Thanks :) I'm stretching to get past my default urge to evade blocks.

> A few observations:
> 
> a) I like the idea of Google giving you "one free search" and from
> that trying to determine whether you are an "asshole" after which
> it lightens up with the oppression; the challenge here is that "one
> free search" is easily exploitable by the "League of Assholes" who
> will create a vast army of "apparently-noob-non-assholes" and
> aggregate across their free searches in order to perform the
> scraping/searching/spamming that they desire.  (Yes, even search
> results are interesting to scrapers, eg: using the Google cache to
> mine e-mail addresses from some third-party website which provides
> open access to GoogleBot but not to normal people.)

I suppose that's possible. But assholes who could manage that might
find it easier to use burner VPS proxies, botnets, or soft botnets
like Hola/Luminati. And maybe evasion by Tor-using assholes is an
acceptable cost for benefits that Tor provides to people at risk.

> b) I am not familiar with Wilders (?) but it sounds quite
> intensively moderated, something that perhaps Reddit also pulls off
> to some extent. Communities can be self-policing (see also
> Wikipedia) but not all communities offer a value proposition where
> self-policing would be a complete solution, eg: I feel that Reddit
> is far less family-friendly than FB.  Also, at FB-like scale,
> self-policing would be really challenging.

Yes, Wilders <https://www.wilderssecurity.com/> is moderated very
intensively.

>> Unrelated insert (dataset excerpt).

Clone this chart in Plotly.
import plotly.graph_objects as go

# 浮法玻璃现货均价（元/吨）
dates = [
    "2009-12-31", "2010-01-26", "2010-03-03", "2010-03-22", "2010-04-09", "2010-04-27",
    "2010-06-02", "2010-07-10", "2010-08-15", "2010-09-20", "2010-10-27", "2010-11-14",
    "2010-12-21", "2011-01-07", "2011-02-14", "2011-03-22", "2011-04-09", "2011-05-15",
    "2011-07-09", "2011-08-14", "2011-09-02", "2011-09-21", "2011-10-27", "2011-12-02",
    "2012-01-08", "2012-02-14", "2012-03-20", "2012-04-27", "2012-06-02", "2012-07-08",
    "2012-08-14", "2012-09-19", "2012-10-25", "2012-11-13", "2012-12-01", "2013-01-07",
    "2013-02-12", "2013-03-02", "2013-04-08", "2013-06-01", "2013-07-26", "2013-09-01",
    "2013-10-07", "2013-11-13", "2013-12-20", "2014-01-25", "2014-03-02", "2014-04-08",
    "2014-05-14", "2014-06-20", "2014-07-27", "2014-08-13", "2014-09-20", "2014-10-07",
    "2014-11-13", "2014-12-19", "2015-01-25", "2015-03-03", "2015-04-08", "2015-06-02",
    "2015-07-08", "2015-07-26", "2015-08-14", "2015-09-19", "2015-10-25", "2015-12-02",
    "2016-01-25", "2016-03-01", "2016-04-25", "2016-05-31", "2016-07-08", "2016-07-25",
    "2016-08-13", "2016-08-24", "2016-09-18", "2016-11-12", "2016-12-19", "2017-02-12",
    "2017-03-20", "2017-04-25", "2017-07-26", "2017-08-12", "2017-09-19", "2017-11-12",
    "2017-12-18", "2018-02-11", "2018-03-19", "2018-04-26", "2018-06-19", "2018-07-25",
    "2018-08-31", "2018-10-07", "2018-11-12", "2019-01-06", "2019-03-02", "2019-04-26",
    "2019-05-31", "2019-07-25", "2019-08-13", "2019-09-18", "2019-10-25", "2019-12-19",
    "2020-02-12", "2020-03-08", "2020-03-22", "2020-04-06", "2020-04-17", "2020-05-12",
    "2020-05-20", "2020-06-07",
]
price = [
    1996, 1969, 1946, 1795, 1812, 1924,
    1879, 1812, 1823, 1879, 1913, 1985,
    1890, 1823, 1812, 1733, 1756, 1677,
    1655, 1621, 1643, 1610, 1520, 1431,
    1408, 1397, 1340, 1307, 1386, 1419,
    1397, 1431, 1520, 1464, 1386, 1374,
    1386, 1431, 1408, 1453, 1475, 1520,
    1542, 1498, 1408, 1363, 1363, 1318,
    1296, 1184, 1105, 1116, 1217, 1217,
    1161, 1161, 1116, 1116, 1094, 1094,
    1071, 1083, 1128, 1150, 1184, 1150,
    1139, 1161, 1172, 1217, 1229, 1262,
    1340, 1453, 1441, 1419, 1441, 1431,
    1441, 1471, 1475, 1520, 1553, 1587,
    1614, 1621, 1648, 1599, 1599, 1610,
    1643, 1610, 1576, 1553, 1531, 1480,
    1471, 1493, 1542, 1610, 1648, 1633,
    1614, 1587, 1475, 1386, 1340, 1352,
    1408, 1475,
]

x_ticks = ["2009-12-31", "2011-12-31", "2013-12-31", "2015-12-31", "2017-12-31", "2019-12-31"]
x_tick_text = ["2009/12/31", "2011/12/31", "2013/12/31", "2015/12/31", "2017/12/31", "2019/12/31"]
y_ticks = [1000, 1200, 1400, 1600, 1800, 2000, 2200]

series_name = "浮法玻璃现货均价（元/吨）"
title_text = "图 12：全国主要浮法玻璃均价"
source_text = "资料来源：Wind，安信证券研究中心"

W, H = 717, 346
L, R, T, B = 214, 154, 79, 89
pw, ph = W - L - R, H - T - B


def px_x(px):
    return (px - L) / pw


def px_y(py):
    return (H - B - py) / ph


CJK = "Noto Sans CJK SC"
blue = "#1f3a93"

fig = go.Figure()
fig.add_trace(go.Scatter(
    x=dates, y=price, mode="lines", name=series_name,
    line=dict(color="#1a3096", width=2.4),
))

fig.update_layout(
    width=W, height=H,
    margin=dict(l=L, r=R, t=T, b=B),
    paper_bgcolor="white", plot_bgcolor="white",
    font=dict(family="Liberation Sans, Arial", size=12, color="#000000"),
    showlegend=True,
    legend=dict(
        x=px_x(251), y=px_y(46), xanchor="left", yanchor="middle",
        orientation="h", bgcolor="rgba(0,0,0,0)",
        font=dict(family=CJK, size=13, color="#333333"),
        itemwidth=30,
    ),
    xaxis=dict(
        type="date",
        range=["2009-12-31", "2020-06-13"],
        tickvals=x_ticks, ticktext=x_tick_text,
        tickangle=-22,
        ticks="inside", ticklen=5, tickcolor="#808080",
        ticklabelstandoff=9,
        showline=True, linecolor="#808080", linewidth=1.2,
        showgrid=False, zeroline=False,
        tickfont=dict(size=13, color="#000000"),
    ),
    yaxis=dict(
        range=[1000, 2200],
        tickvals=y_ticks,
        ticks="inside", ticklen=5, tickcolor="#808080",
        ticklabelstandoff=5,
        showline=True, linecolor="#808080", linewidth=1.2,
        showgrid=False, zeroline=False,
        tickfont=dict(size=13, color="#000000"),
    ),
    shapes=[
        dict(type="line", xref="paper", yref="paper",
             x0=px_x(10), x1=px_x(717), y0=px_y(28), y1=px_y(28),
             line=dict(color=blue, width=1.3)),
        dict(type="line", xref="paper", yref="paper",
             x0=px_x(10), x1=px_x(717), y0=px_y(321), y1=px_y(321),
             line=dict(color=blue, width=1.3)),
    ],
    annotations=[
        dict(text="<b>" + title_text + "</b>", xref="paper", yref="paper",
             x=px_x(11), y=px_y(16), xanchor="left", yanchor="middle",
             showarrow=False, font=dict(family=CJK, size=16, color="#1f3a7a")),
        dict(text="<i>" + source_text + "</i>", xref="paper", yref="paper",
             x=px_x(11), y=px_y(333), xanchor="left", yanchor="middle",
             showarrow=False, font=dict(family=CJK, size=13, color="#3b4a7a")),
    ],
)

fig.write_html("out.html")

By a hierarchy of trusted volunteers, and administrators.
There is little tolerance for off-topic posts, and zero tolerance for
politics. Reddit, in contrast, is a total free-for-all. I'd say that
Wilders is about as family-friendly as FB :) Even more so than HN.

> c) Further, "graduated access", where the tuple of {you + the means
> which you use to access the site} gaining privilege by being a good
> community member?  That's great, though it is open to "identity
> farming" and "what happens if/when community members who validate
> the new members, themselves go rogue?" - "quis custodiet?", and all
> that stuff.

Yes, going rogue is a huge problem with subreddits. It doesn't happen
on Wilders, because it's much^N smaller, and criteria for trusted
moderators are much stricter. Identity farming is always an issue when
"anonymity" is possible. Wilders has zero tolerance for multiple
accounts, and violators tend to get nuked and their posts deleted.

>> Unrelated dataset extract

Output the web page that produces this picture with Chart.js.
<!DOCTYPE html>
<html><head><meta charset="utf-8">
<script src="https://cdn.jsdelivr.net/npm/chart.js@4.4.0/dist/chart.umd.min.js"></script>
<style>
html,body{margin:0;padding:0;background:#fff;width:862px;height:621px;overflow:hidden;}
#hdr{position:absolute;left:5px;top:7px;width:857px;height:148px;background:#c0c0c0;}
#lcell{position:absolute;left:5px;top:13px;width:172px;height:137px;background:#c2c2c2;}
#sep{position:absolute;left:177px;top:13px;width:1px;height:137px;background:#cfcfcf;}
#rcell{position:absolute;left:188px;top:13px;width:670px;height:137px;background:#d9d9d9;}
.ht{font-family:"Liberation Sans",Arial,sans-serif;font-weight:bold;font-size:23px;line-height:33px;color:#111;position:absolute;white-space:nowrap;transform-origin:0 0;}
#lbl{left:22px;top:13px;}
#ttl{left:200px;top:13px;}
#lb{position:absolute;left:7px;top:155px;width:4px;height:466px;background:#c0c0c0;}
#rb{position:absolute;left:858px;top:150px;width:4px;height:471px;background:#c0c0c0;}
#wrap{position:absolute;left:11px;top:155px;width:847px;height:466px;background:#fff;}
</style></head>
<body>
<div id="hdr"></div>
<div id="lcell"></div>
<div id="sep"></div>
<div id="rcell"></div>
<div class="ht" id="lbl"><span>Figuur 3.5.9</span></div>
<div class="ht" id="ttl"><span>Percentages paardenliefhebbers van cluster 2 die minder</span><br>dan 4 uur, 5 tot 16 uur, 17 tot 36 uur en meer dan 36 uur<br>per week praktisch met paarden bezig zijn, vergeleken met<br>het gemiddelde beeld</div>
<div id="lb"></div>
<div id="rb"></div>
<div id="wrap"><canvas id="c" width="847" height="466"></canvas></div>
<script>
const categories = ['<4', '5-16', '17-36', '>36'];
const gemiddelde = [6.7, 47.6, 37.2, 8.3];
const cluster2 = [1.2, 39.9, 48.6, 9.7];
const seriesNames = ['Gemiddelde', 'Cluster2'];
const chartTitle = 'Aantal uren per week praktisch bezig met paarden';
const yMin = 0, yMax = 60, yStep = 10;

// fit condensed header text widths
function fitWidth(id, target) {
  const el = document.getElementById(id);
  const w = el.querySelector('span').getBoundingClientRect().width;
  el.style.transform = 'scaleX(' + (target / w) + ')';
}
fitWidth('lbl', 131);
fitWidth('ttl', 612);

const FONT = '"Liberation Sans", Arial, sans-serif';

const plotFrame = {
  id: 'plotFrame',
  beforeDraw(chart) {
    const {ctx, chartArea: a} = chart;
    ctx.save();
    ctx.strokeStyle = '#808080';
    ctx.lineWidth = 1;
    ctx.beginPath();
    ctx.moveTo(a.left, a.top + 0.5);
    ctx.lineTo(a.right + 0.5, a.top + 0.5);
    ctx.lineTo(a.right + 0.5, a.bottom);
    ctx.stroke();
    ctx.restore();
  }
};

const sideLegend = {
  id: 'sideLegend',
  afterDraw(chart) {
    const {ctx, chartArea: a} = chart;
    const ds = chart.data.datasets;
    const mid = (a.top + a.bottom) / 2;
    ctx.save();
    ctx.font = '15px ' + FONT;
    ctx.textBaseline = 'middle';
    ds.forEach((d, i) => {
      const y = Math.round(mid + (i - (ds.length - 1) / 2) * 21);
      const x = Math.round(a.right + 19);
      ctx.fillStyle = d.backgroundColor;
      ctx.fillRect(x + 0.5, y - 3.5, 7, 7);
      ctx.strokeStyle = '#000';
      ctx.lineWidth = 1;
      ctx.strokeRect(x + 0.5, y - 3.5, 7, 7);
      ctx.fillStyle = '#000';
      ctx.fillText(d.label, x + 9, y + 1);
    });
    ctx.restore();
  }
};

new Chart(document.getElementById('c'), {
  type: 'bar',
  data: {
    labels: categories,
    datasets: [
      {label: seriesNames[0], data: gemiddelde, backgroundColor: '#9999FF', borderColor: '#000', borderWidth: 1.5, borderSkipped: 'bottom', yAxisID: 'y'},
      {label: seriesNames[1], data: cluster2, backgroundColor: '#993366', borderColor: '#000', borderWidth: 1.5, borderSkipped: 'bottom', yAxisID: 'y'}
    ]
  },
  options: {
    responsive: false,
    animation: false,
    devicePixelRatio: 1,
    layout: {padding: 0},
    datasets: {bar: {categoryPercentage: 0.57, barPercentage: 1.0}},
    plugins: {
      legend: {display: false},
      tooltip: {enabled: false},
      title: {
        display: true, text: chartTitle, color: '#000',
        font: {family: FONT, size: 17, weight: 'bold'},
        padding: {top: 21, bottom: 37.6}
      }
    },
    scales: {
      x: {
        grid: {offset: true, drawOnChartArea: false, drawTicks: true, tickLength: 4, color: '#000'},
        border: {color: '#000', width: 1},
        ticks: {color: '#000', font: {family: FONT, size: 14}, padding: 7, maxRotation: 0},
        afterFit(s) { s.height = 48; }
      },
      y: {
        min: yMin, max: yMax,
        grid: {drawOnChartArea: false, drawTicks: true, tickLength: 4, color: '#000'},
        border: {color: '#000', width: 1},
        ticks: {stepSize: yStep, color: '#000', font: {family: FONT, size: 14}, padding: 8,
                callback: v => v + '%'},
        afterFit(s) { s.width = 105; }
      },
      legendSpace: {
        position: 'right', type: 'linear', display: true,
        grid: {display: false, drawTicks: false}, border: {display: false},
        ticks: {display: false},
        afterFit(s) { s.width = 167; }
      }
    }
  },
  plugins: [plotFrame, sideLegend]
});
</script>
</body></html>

> d) Finally, to get technical, I like these ideas but I see the
> challenges of convincing social networks to implement the code to
> support such graduated access, and to factor in the use of Proxy
> Networks such as Tor, will require greater awareness of how to
> address issues b) and c) above, plus for Tor to be popular enough
> that folk consider it worthwhile to address in this way.
> 
> This all strikes me as a massive bootstrap challenge.  Not
> impossible, but hard and long-term.

Yes, that's the hardest problem. Why do sites care about the
relatively small share of users that want pseudonymous and/or
location-obscured access? FB has a Tor onion site, but they still want
to know who you are, and you still need a mobile account for text
authentication.

Maybe worse, even setting aside the needs of worthy users, the arms
race between assholes and their targets is clearly escalating, and Tor
exit operators are getting caught in the crossfire. Ironically, in
recent discussion on the tor-relays list, some have argued that it's
website owners who are responsible for blocking abuse. And if they
can't manage that, they should just block access from Tor exits ;)

Based on my reading of tor-relays over the past few years, within 2-5
years it will be virtually impossible to find hosting for exit relays.
Unless, that is, they manage to block abusive traffic. And that would
be a fundamental break with Tor's laissez faire tradition.

So yes, hard times are coming, I fear.